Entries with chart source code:
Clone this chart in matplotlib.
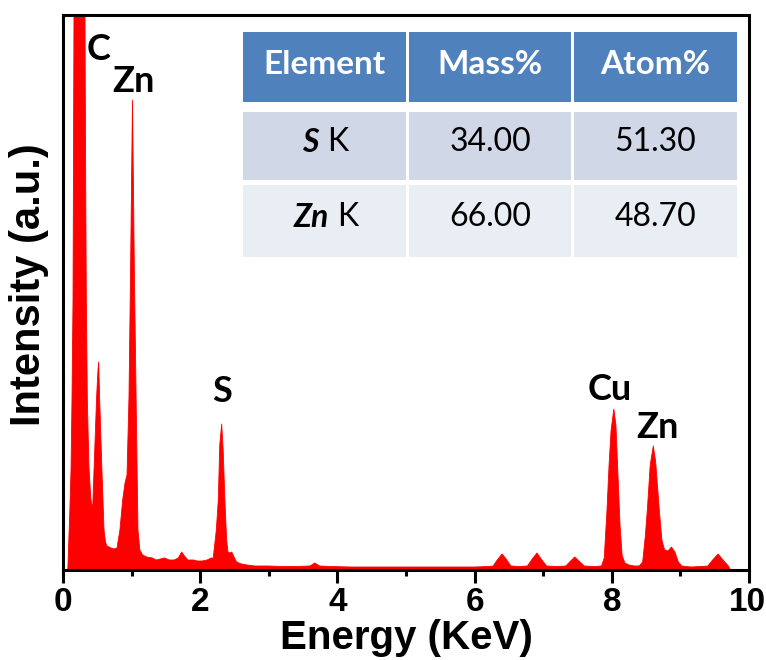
import matplotlib.pyplot as plt
from matplotlib.patches import Rectangle
from matplotlib.ticker import MultipleLocator

# EDS spectrum (energy in keV, intensity in arbitrary units)
energy = [0.07, 0.10, 0.117, 0.131, 0.146, 0.160, 0.24, 0.320, 0.330, 0.340, 0.355, 0.378, 0.405, 0.420,
          0.435, 0.456, 0.490, 0.510, 0.520, 0.535, 0.564, 0.598, 0.620, 0.640, 0.70, 0.74, 0.787, 0.83,
          0.870, 0.904, 0.933, 0.962, 0.985, 1.013, 1.040, 1.065, 1.079, 1.093, 1.12, 1.16, 1.22, 1.30,
          1.36, 1.42, 1.48, 1.55, 1.62, 1.68, 1.73, 1.77, 1.82, 1.90, 1.96, 2.03, 2.10, 2.16, 2.19,
          2.235, 2.264, 2.285, 2.313, 2.335, 2.360, 2.385, 2.405, 2.44, 2.46, 2.50, 2.53, 2.60, 2.68,
          2.80, 3.00, 3.20, 3.40, 3.60, 3.67, 3.74, 3.90, 4.20, 4.50, 4.80, 5.10, 5.40, 5.70, 6.00,
          6.20, 6.27, 6.33, 6.40, 6.46, 6.53, 6.65, 6.77, 6.84, 6.91, 6.97, 7.05, 7.20, 7.33, 7.40,
          7.46, 7.52, 7.60, 7.75, 7.85, 7.89, 7.93, 7.96, 7.99, 8.03, 8.06, 8.09, 8.12, 8.15, 8.19,
          8.25, 8.33, 8.40, 8.45, 8.49, 8.52, 8.56, 8.605, 8.64, 8.69, 8.73, 8.77, 8.82, 8.87, 8.92,
          8.97, 9.02, 9.15, 9.30, 9.40, 9.47, 9.55, 9.62, 9.70, 9.73]
intensity = [0, 60, 100, 170, 270, 560, 1400, 560, 400, 270, 170, 103, 72, 64,
             66, 107, 173, 200, 208, 170, 107, 40, 28, 24, 22, 21, 22, 40,
             70, 87, 95, 173, 300, 470, 300, 173, 107, 40, 20, 15, 13, 12,
             10, 11, 12, 10, 10, 12, 18, 14, 10, 10, 9, 9, 10, 12, 12,
             40, 70, 125, 146, 120, 70, 30, 18, 17, 18, 12, 8, 6, 5,
             4, 4, 3.5, 3.5, 4, 7, 4, 3.5, 3, 3, 3, 3, 3, 3, 3,
             3.5, 4, 10, 16, 11, 4, 3.5, 4, 11, 17, 11, 4, 3.5, 4, 9,
             13, 9, 4, 3.5, 4, 12, 60, 105, 140, 161, 145, 95, 45, 15, 7,
             5, 4, 4, 8, 35, 62, 105, 124, 108, 62, 30, 20, 19, 23, 18,
             8, 4, 3, 3.5, 4, 10, 16, 10, 4, 0]

# peak labels
peak_names = ['C', 'Zn', 'S', 'Cu', 'Zn']
peak_x = [0.525, 1.02, 2.318, 7.97, 8.66]
peak_y = [520, 489, 179, 181, 142]

# x tick labels
xticks = [0, 2, 4, 6, 8, 10]

# composition table
col_headers = ['Element', 'Mass%', 'Atom%']
elements = ['S', 'Zn']
mass_pct = ['34.00', '66.00']
atom_pct = ['51.30', '48.70']

W, H = 766, 660
fig = plt.figure(figsize=(W / 100, H / 100), dpi=100)
ax = fig.add_axes([63 / W, 1 - 570 / H, 686 / W, 555 / H])

ax.fill_between(energy, intensity, color='#ff0000', lw=0)
ax.plot(energy, intensity, color='#ff0000', lw=0.6)

ax.set_xlim(0, 10)
ax.set_ylim(0, 555)
ax.set_xticks(xticks)
ax.xaxis.set_minor_locator(MultipleLocator(1))
ax.set_yticks([])
for sp in ax.spines.values():
    sp.set_linewidth(2.2)
ax.tick_params(axis='x', which='major', direction='out', length=9, width=2.2, labelbottom=False)
ax.tick_params(axis='x', which='minor', direction='out', length=4.5, width=2.2)

# tick labels placed by hand so "10" stays inside the canvas
for v in xticks:
    ha = 'right' if v == xticks[-1] else 'center'
    x = v + 0.25 if v == xticks[-1] else v
    ax.text(x, -0.031, str(v), transform=ax.get_xaxis_transform(), ha=ha, va='top',
            fontfamily='Liberation Sans', fontweight='bold', fontsize=24)

ax.set_xlabel('Energy (KeV)', fontfamily='Liberation Sans', fontweight='bold', fontsize=29, va='baseline')
ax.xaxis.set_label_coords(0.5, -0.142)
ax.set_ylabel('Intensity (a.u.)', fontfamily='Liberation Sans', fontweight='bold', fontsize=30, va='center')
ax.yaxis.set_label_coords(-0.05, 0.514)

for name, x, y in zip(peak_names, peak_x, peak_y):
    ax.text(x, y, name, ha='center', va='center', fontfamily='Lato', fontweight='bold', fontsize=26)

# table drawn in figure pixels
col_edges = [(243, 406), (409, 571), (574, 737)]
row_edges = [(32, 102), (112, 180), (185, 257)]
row_colors = ['#4f81bd', '#d0d8e8', '#e9edf4']


def fx(px):
    return px / W


def fy(py):
    return 1 - py / H


for r, (top, bot) in enumerate(row_edges):
    for left, right in col_edges:
        fig.add_artist(Rectangle((fx(left), fy(bot)), fx(right) - fx(left), fy(top) - fy(bot),
                                 transform=fig.transFigure, facecolor=row_colors[r], edgecolor='none'))

hy = (row_edges[0][0] + row_edges[0][1]) / 2 - 3
for (left, right), text in zip(col_edges, col_headers):
    fig.text(fx((left + right) / 2), fy(hy), text, ha='center', va='center', color='white',
             fontfamily='Lato', fontweight='bold', fontsize=24)

el_right = [319, 329]
for i in range(2):
    top, bot = row_edges[i + 1]
    cy = fy((top + bot) / 2 - 4)
    fig.text(fx(el_right[i]), cy, elements[i], ha='right', va='center', color='black',
             fontfamily='Lato', fontweight='bold', fontstyle='italic', fontsize=23)
    fig.text(fx(el_right[i] + 8), cy, 'K', ha='left', va='center', color='black',
             fontfamily='Lato', fontsize=23)
    for (left, right), val in zip(col_edges[1:], [mass_pct[i], atom_pct[i]]):
        fig.text(fx((left + right) / 2), cy, val, ha='center', va='center', color='black',
                 fontfamily='Lato', fontsize=23)

fig.savefig('out.png', dpi=100)
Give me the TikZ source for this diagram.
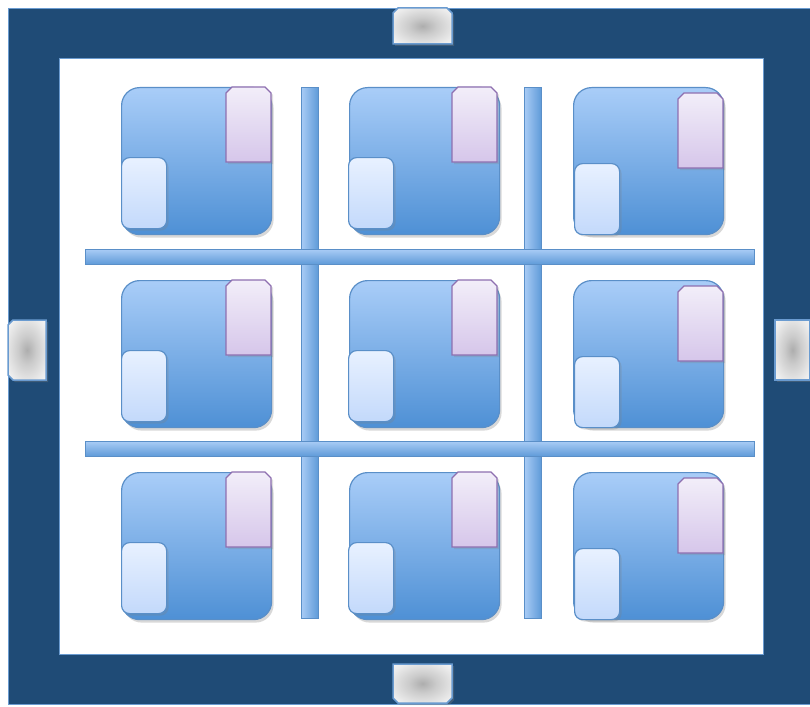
\documentclass[tikz,border=0pt]{standalone}
\usetikzlibrary{shadows}
\definecolor{framec}{HTML}{1F4B76}
\definecolor{frameedge}{HTML}{6A9BD0}
\definecolor{tiletop}{HTML}{A9CDF8}
\definecolor{tilebot}{HTML}{4E90D5}
\definecolor{tileedge}{HTML}{5A8FC8}
\definecolor{purtop}{HTML}{F2EEF9}
\definecolor{purbot}{HTML}{D6C6EA}
\definecolor{puredge}{HTML}{8E6FB0}
\definecolor{lbtop}{HTML}{E8F1FF}
\definecolor{lbbot}{HTML}{C3D9FB}
\definecolor{bartop}{HTML}{A8CBF5}
\definecolor{barbot}{HTML}{5E9AD8}
\pgfdeclareradialshading{tabshade}{\pgfpoint{0bp}{0bp}}{color(0bp)=(black!32); color(12bp)=(black!20); color(28bp)=(black!8); color(42bp)=(white); color(50bp)=(white)}
\tikzset{
  tile/.style={draw=tileedge, line width=1.2pt, rounded corners=18pt, top color=tiletop, bottom color=tilebot,
    minimum width=150pt, minimum height=147pt, inner sep=0pt, anchor=north west,
    drop shadow={shadow xshift=2pt, shadow yshift=-3pt, opacity=0.3}},
  purtab/.style={draw=puredge, line width=1.2pt, top color=purtop, bottom color=purbot,
    drop shadow={shadow xshift=2pt, shadow yshift=-2pt, opacity=0.25}},
  lbox/.style={draw=tileedge, line width=1.2pt, rounded corners=8pt, top color=lbtop, bottom color=lbbot,
    minimum width=45pt, minimum height=71pt, inner sep=0pt, anchor=north west,
    drop shadow={shadow xshift=2pt, shadow yshift=-2pt, opacity=0.25}},
  vbar/.style={draw=tileedge, line width=0.8pt, left color=bartop, right color=barbot,
    minimum width=17pt, minimum height=531pt, inner sep=0pt, anchor=north west},
  hbar/.style={draw=tileedge, line width=0.8pt, top color=bartop, bottom color=barbot,
    minimum width=669pt, minimum height=15pt, inner sep=0pt, anchor=north west},
  sidetab/.style={draw=frameedge, line width=1.5pt, shading=tabshade,
    drop shadow={shadow xshift=2pt, shadow yshift=-2pt, opacity=0.35}},
}
\newcommand{\purtabat}[2]{%
  \path[purtab] (#1,#2+75) -- (#1,#2+6) -- (#1+6,#2) -- (#1+39,#2) -- (#1+45,#2+6) -- (#1+45,#2+75) -- cycle;}
\begin{document}
\begin{tikzpicture}[x=1pt,y=-1pt]
\useasboundingbox (0,0) rectangle (810,706);
\node[draw=frameedge, line width=1pt, fill=framec, inner sep=0pt, minimum width=802pt, minimum height=696pt, anchor=north west] (frame) at (8,8) {};
\node[draw=frameedge, line width=1pt, fill=white, inner sep=0pt, minimum width=704pt, minimum height=596pt, anchor=north west] (inner) at (59,58) {};
% side tabs
\path[sidetab] (393,44) -- (393,13) -- (398,8) -- (447,8) -- (452,13) -- (452,44) -- cycle;
\path[sidetab] (393,664) -- (452,664) -- (452,698) -- (447,703) -- (398,703) -- (393,698) -- cycle;
\path[sidetab] (46,320) -- (13,320) -- (8,325) -- (8,375) -- (13,380) -- (46,380) -- cycle;
\path[sidetab] (775,320) -- (810,320) -- (810,380) -- (775,380) -- cycle;
% tiles
\foreach \r/\y in {1/87, 2/280, 3/472}{
  \node[tile] (t\r a) at (121,\y) {};
  \node[tile] (t\r b) at (349,\y) {};
  \node[tile] (t\r c) at (573,\y) {};
  \purtabat{226}{\y}
  \purtabat{452}{\y}
  \purtabat{678}{\y+6}
  \node[lbox] (l\r a) at (121,\y+70) {};
  \node[lbox] (l\r b) at (348,\y+70) {};
  \node[lbox] (l\r c) at (574,\y+76) {};
}
% bars
\node[vbar] (v1) at (301,87) {};
\node[vbar] (v2) at (524,87) {};
\node[hbar] (h1) at (85,249) {};
\node[hbar] (h2) at (85,441) {};
\end{tikzpicture}
\end{document}
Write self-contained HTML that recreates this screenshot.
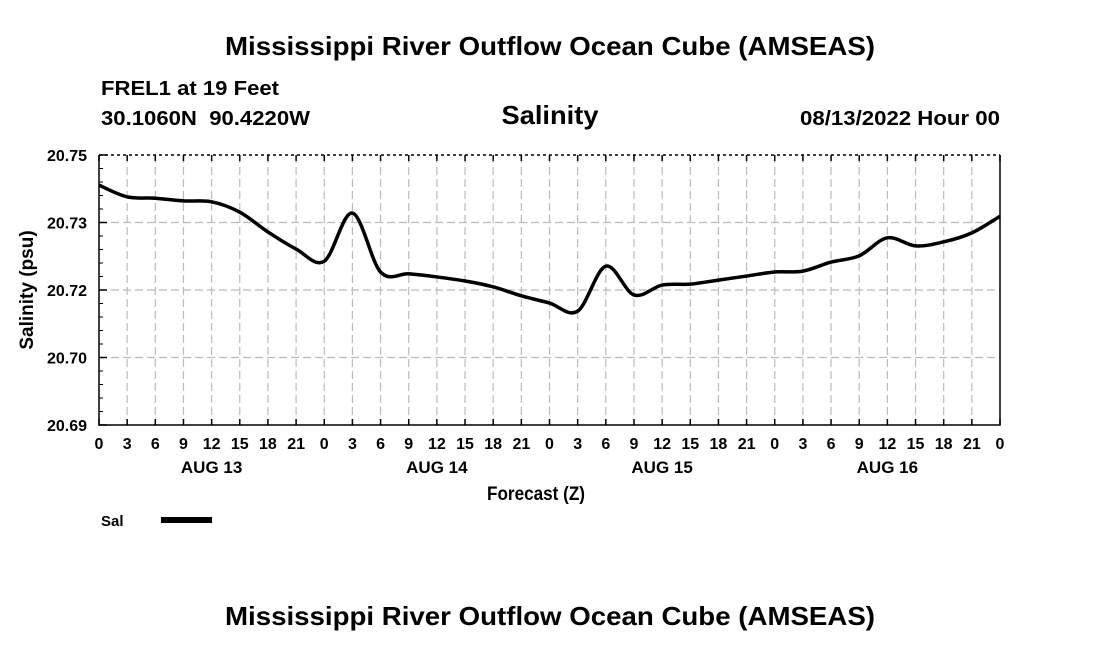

Given request: Repeat the records above exactly, from the first line through the line containing "from matplotlib.ticker import MultipleLocator", and leave out the pictures.

Result:
Clone this chart in matplotlib.
import matplotlib.pyplot as plt
from matplotlib.patches import Rectangle
from matplotlib.ticker import MultipleLocator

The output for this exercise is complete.